The new coalition Government's policy on licensing will help redress the balance between the on and off trades, says Trevor Watson, director of valuations at Davis Coffer Lyons.
At last! The new Government has announced action to help rectify the imbalance of power between the on and off trades.
Government policy and legislation has previously benefited the supermarkets and penalised the on-trade, an unintended consequence of the new Licensing Act.
The proposed review of the Licensing Act suggests that the new Government has recognised the difficulties confronting many bar and club operators.
The Government has also announced that local authorities will have the ability to increase licence fee charges for premises with late-night opening. Many councils will grab this opportunity with both hands to raise additional revenue and "weed out" surplus licensed premises.
Only operators who are confident in their business and who are generating sufficient trading volumes will want to retain their late licences. There will be an incentive for some late-night bars that may currently open until 1am or 2am to close earlier if it is going to save them in licensing costs. With a smaller number of late-night venues in each town the operators will be able to trade profitability and protect their business.

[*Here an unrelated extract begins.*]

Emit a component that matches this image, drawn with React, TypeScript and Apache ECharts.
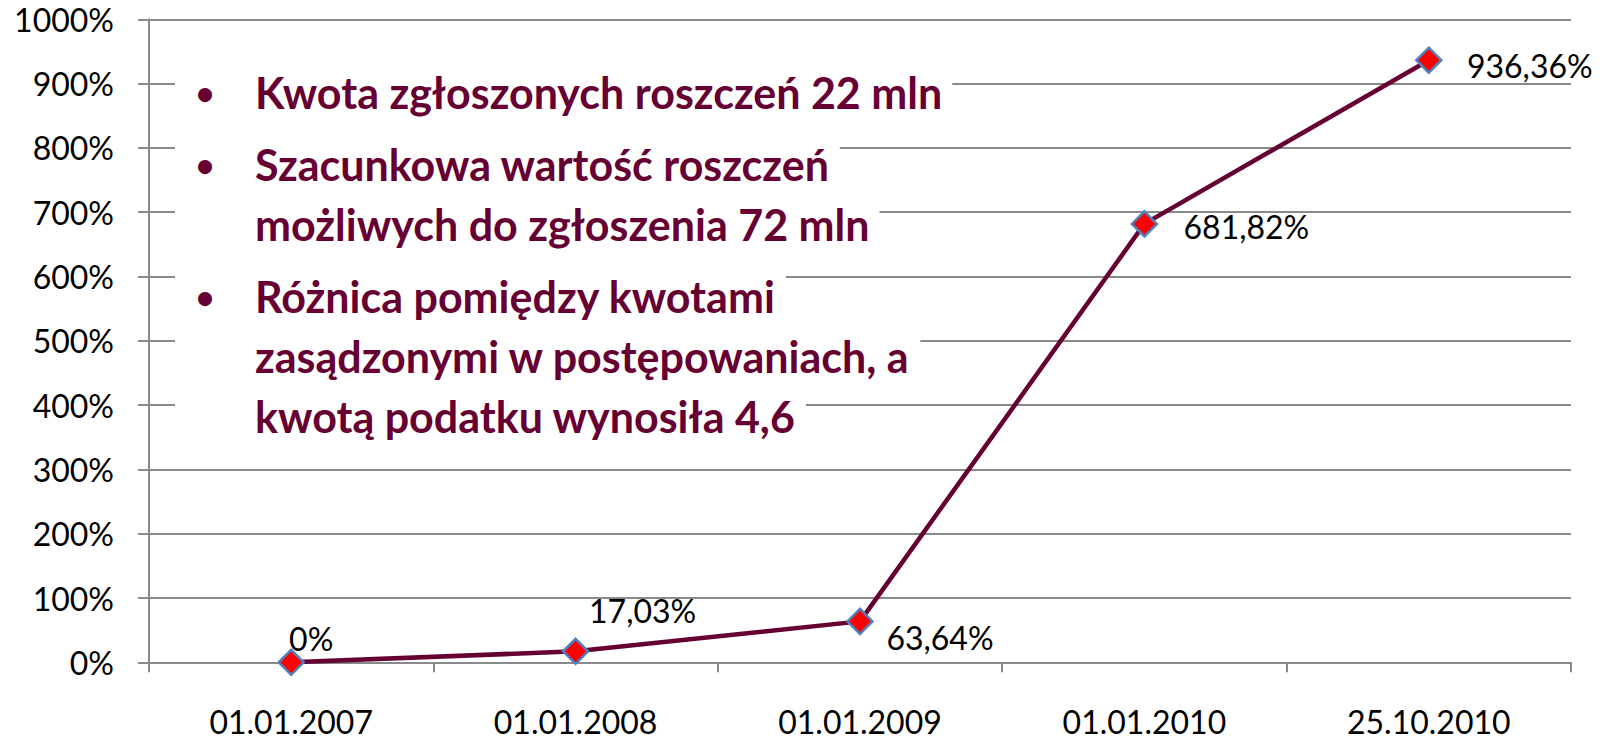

Clearly, this won't be good news for everybody; in particular, some freeholders. Some clubs and pubs are likely to close or revert to reduced licensing hours. We knew this was going to happen anyway, and I think most people in the industry accept that the oversupply of venues is harming the reputation of the industry as a whole. Tighter controls of this nature will, in my view, lead to a smaller, healthier and more profitable and vibrant sector in the future.
Hats off to the coalition Government for grasping this major social issue quickly and announcing policies that will help protect our industry.